Navio Kathrin — quando a sonsice pode matar
A ONU estima terem morrido, entre outubro e março de 2024, em Gaza, mais crianças do que o total das que morreram em todos os conflitos do mundo juntos, entre 2019 e 2022 — o que inclui meses da invasão da Ucrânia.
Até maio, foram identificadas cerca de 8 mil crianças que morreram vítimas de bombardeamentos por parte de Israel. É aproximadamente o número de crianças que existe no concelho de Ponta Delgada. Antes do fim de março, já tinham sido largadas 25 mil toneladas de bombas em Gaza — um território em que estão deslocadas mais de um milhão de pessoas e com uma área menor do que a da ilha Terceira.
É neste contexto de genocídio que seguem a bordo do navio cargueiro Kathrin (MV Kathrin IMO 9570620, MMSI 255806285) oito contentores de explosivos RDX Hexogen. Segundo Yvonne Dausab, Ministra da Justiça da Namíbia, “após uma investigação aprofundada pela Força Policial da Namíbia, ficou claro que o navio transporta de facto material explosivo destinado a Israel.”. Consequentemente, a 24 de agosto o Governo Namibiano proibiu que o navio em questão fizesse escala no porto de Walvis Bay, obrigando-o a permanecer fora das suas águas.
É um assunto da maior seriedade, que foi tratado como tal pelo Governo da Namíbia.
Ora, este navio foi registado no Registo Internacional de Navios da Madeira, pelo que o navio arvora pavilhão português.
A atribuição de bandeira a um navio obriga o Estado que a concede a fazer cumprir as normas jurídicas desse Estado, incluindo, as normas de Direito Internacional que o vincula. Assim, o Governo português tem a obrigação de assegurar que a concessão de bandeira nacional a uma embarcação não é usada para ações que contribuam para a prática de crimes de genocídio.
Eis que entra em cena Paulo Rangel, Ministro de Estado e dos Negócios Estrangeiros da República Portuguesa. A 29 de agosto, Rangel decide fazer tábua rasa do trabalho de investigação da polícia da Namíbia e declara que o navio “não transporta armas, nem munições, nem material de guerra, embora transporte explosivos”. Rangel esclarece ainda que “os dois destinos que estão certificados são Montenegro e Eslovénia”.
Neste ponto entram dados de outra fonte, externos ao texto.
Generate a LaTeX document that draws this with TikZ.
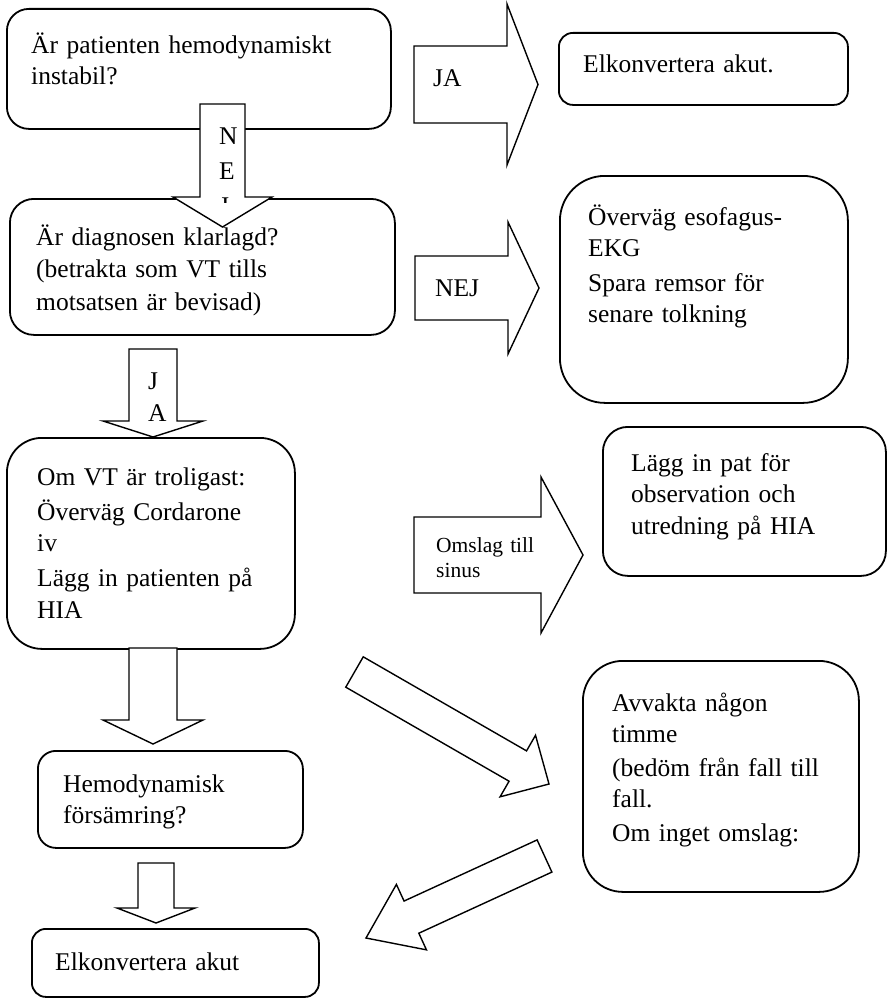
\documentclass[tikz,border=0pt]{standalone}
\usepackage{fontspec}
\setmainfont{Liberation Serif}
\usetikzlibrary{calc}

\newcommand\bodysize{\fontsize{25.5}{31.5}\selectfont}
\newcommand\labelsize{\fontsize{21.5}{25}\selectfont}

% Outlined block arrow: #1 name, #2 tail, #3 tip,
% #4 shaft half width, #5 head half width, #6 head length
\newcommand\blockarrow[6]{%
  \coordinate (#1-base) at ($(#3)!#6!(#2)$);
  \draw[barrow] ($(#2)!#4!90:(#3)$) -- ($(#1-base)!#4!90:(#3)$)
    -- ($(#1-base)!#5!90:(#3)$) -- (#3)
    -- ($(#1-base)!#5!-90:(#3)$) -- ($(#1-base)!#4!-90:(#3)$)
    -- ($(#2)!#4!-90:(#3)$) -- cycle;
}

\begin{document}
\begin{tikzpicture}[x=1pt, y=-1pt,
  box/.style={draw, line width=1.8pt, fill=white, inner sep=0pt, anchor=north west},
  barrow/.style={draw, line width=1.4pt, fill=white, line join=miter},
  txt/.style={anchor=base west, inner sep=0pt, text width=320pt, align=left, font=\bodysize},
  lbl/.style={anchor=base west, inner sep=0pt, font=\bodysize}]

\useasboundingbox (0,0) rectangle (890,998);

% question and action boxes
\node[box, rounded corners=22pt, minimum width=384pt, minimum height=120pt] (q1) at (6,8) {};
\node[box, rounded corners=14pt, minimum width=289pt, minimum height=72pt] (e1) at (558,32) {};
\node[box, rounded corners=24pt, minimum width=385pt, minimum height=136pt] (q2) at (9,198) {};
\node[box, rounded corners=45pt, minimum width=288pt, minimum height=227pt] (ov) at (559,175) {};
\node[box, rounded corners=35pt, minimum width=288pt, minimum height=211pt] (q3) at (6,437) {};
\node[box, rounded corners=25pt, minimum width=283pt, minimum height=149pt] (lg) at (602,426) {};
\node[box, rounded corners=18pt, minimum width=265pt, minimum height=97pt] (q4) at (37,750) {};
\node[box, rounded corners=14pt, minimum width=287pt, minimum height=68pt] (q5) at (31,928) {};
\node[box, rounded corners=40pt, minimum width=276pt, minimum height=231pt] (av) at (582,660) {};

% arrow end points
\coordinate (a1t) at (414,84.5);  \coordinate (a1h) at (538,84.5);
\coordinate (a2t) at (222.5,104); \coordinate (a2h) at (222.5,227);
\coordinate (a3t) at (415,288);   \coordinate (a3h) at (539,288);
\coordinate (a4t) at (153,349);   \coordinate (a4h) at (153,437);
\coordinate (a5t) at (414,555);   \coordinate (a5h) at (583,555);
\coordinate (a6t) at (153,648);   \coordinate (a6h) at (153,744);
\coordinate (a7t) at (156,863);   \coordinate (a7h) at (156,923);
\coordinate (a8t) at (354.5,672); \coordinate (a8h) at (549,784);
\coordinate (a9t) at (544.5,856); \coordinate (a9h) at (366,938);

\blockarrow{a1}{a1t}{a1h}{38.5pt}{80.5pt}{31pt}
\blockarrow{a2}{a2t}{a2h}{22.5pt}{49.5pt}{30pt}
\blockarrow{a3}{a3t}{a3h}{32pt}{66pt}{31pt}
\blockarrow{a4}{a4t}{a4h}{24pt}{50pt}{16pt}
\blockarrow{a5}{a5t}{a5h}{38pt}{78pt}{42pt}
\blockarrow{a6}{a6t}{a6h}{24pt}{50pt}{24pt}
\blockarrow{a7}{a7t}{a7h}{18pt}{39pt}{15pt}
\blockarrow{a8}{a8t}{a8h}{17.5pt}{35.5pt}{36pt}
\blockarrow{a9}{a9t}{a9h}{17.7pt}{36pt}{50pt}

% arrow labels
\node[lbl] (ja1) at (433,86) {JA};
\begin{scope}
  \clip (200,104) rectangle (245,202);
  \node[txt, text width=30pt, font=\fontsize{25.5}{35}\selectfont] (nej1) at (219,144) {N\\E\\J};
\end{scope}
\node[lbl] (nej2) at (435,296) {NEJ};
\node[txt, text width=30pt, font=\fontsize{25.5}{32.5}\selectfont] (ja2) at (148,389) {J\\A};
\node[txt, text width=140pt, font=\labelsize] (oms) at (436,552) {Omslag till\\sinus};

% box texts
\node[txt] (t1) at (31,53) {Är patienten hemodynamiskt\\instabil?};
\node[txt] (te1) at (583,73) {Elkonvertera akut.};
\node[txt, font=\fontsize{25.5}{32.5}\selectfont] (t2) at (36,245) {Är diagnosen klarlagd?\\(betrakta som VT tills\\motsatsen är bevisad)};
\node[txt] (tov) at (588,225) {Överväg esofagus-\\EKG\\[3pt]Spara remsor för\\senare tolkning};
\node[txt] (t3) at (37,485) {Om VT är troligast:\\[3.5pt]Överväg Cordarone\\iv\\[3.5pt]Lägg in patienten på\\HIA};
\node[txt] (tlg) at (631,471) {Lägg in pat för\\observation och\\utredning på HIA};
\node[txt] (t4) at (63,792) {Hemodynamisk\\försämring?};
\node[txt] (t5) at (55,970) {Elkonvertera akut};
\node[txt] (tav) at (612,711) {Avvakta någon\\timme\\[2pt](bedöm från fall till\\fall.\\[2pt]Om inget omslag:};

\end{tikzpicture}
\end{document}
Como é óbvio, o destino do navio pouco importa. Realmente importante é o destino final da sua carga. É também claro que o foco deve estar na finalidade que os explosivos terão e não no facto de estes, à data, ainda não terem sido transformados em armas. São declarações de uma sonsice asquerosa.
Dois dias depois dos comentários de Rangel, a Relatora Especial da ONU, Francesca Albanese, mostrou-se “extremamente preocupada com o potencial patrocínio do navio por parte de Portugal e com o facto de facilitar a entrega do Kathrin”. Disse ainda que “Isto pode ser uma violação da Convenção sobre o Genocídio”.
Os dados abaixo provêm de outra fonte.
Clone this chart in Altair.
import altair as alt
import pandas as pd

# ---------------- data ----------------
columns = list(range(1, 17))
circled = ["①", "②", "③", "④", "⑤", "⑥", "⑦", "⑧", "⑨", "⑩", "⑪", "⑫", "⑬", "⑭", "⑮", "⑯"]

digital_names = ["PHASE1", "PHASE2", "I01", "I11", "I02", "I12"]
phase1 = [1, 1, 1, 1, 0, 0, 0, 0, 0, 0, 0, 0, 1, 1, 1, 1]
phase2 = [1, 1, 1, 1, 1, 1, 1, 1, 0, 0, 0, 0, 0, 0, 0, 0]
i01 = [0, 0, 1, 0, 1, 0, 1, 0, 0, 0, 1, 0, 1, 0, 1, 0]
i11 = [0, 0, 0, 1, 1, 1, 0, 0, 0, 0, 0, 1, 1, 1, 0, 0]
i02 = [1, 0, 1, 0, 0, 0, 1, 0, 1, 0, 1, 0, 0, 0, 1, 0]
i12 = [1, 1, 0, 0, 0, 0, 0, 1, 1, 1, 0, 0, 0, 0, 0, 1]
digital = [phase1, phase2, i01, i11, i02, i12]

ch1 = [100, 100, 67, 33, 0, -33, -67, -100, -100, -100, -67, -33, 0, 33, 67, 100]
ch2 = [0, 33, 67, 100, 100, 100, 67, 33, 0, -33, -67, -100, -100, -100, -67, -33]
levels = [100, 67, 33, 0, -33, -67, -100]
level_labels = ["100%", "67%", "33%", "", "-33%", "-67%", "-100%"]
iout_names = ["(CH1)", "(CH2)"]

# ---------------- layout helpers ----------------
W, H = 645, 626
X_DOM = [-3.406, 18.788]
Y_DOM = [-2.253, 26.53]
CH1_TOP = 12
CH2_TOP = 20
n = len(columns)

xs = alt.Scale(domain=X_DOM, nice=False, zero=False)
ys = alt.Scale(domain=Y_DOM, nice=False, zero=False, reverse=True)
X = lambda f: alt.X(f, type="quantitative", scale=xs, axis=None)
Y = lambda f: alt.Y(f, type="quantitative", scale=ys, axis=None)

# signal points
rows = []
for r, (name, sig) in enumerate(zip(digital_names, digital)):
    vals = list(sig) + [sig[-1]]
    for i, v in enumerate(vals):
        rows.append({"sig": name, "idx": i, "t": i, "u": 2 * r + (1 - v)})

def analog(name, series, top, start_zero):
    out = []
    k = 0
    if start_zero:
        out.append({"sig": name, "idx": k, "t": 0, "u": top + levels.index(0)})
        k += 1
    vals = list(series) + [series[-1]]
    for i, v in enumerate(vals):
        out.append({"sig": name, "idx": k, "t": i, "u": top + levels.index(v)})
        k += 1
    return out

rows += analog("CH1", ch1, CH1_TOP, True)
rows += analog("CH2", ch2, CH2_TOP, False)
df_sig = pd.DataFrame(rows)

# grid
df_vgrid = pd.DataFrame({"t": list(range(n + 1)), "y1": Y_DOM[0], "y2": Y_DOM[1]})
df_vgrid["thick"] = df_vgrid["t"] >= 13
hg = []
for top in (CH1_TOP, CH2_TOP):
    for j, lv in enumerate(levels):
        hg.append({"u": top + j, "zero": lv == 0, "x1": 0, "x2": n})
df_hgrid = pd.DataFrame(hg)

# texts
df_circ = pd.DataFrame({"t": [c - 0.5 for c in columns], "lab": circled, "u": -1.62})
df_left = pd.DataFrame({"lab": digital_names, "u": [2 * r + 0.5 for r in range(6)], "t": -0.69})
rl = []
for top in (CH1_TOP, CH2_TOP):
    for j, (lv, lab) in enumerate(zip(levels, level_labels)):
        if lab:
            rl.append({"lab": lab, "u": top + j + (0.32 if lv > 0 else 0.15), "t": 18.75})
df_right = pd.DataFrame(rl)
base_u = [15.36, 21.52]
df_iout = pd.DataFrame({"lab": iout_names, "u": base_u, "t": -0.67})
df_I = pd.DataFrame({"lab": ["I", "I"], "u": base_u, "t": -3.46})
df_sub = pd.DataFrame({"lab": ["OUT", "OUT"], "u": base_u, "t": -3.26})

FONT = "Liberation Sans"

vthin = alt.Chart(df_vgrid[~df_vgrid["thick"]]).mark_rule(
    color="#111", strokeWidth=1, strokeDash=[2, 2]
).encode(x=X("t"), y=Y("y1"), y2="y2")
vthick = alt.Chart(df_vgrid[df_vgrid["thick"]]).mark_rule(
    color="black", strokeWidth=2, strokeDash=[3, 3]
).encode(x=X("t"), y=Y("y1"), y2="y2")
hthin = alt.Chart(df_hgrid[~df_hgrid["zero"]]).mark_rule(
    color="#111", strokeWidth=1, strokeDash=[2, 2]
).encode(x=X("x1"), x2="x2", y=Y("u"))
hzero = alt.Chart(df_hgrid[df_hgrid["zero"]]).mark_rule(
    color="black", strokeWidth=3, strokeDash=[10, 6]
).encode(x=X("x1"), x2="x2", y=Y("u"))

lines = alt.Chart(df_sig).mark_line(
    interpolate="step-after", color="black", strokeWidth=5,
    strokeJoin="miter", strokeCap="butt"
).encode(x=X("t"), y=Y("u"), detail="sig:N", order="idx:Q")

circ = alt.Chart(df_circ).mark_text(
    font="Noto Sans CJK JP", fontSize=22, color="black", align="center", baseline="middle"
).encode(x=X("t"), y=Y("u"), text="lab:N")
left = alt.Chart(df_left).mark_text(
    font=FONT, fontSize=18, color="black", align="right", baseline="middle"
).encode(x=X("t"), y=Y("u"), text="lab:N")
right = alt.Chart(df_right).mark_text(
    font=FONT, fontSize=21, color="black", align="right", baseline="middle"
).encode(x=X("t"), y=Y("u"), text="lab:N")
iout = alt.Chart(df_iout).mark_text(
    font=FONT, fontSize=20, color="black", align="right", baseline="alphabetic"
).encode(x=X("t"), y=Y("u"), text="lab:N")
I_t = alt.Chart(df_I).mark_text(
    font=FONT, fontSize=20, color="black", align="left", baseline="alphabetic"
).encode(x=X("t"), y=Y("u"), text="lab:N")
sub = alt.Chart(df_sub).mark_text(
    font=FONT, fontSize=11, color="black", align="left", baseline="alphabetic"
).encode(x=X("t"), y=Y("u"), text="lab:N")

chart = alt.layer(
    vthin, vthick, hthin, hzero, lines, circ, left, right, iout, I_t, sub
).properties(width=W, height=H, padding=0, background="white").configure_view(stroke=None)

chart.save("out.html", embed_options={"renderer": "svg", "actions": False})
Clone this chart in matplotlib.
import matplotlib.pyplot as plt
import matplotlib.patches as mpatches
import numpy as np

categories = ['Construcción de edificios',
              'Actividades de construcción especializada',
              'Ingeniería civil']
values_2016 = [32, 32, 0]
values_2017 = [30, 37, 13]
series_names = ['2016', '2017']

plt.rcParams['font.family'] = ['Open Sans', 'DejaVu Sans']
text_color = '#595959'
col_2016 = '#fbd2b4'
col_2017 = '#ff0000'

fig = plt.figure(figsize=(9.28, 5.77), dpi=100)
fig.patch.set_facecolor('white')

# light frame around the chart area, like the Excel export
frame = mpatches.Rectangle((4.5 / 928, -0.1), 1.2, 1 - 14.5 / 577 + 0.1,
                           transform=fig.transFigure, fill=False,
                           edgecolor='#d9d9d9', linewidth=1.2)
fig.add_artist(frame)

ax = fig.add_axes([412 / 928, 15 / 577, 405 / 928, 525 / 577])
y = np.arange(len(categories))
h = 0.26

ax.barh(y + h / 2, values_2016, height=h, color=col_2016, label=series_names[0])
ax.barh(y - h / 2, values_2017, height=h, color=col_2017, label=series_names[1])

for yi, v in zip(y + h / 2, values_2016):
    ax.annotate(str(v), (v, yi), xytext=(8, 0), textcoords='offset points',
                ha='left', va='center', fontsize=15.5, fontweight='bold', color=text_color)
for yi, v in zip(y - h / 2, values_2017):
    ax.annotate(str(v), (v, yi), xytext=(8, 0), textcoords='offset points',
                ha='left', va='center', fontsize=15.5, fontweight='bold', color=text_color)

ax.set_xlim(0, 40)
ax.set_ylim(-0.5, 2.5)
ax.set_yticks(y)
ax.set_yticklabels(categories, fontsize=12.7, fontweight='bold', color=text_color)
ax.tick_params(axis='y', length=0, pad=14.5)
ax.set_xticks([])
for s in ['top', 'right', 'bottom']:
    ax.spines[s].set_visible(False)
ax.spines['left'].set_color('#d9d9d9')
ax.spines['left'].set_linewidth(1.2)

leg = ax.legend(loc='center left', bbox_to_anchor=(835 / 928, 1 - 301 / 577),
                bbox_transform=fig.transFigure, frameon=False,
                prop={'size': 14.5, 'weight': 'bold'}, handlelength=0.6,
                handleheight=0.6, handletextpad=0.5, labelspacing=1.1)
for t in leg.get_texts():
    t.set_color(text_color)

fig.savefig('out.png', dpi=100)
Ontem, segunda-feira, o Bloco de Esquerda entregou na Procuradoria-Geral da República uma exposição sobre este assunto cuja leitura muito aconselho.
Rangel pode fazer-se de parvo à vontade, desde que não enquanto Ministro de Portugal. Quando está em causa um genocídio, esta atitude é indesculpável.
O navio deverá chegar a Bar, no Montenegro, a 27 de Setembro. É hora de agir, impedindo que a sonsice de Rangel tenha consequências terríveis. Pressionemos os nossos governantes a parar este navio!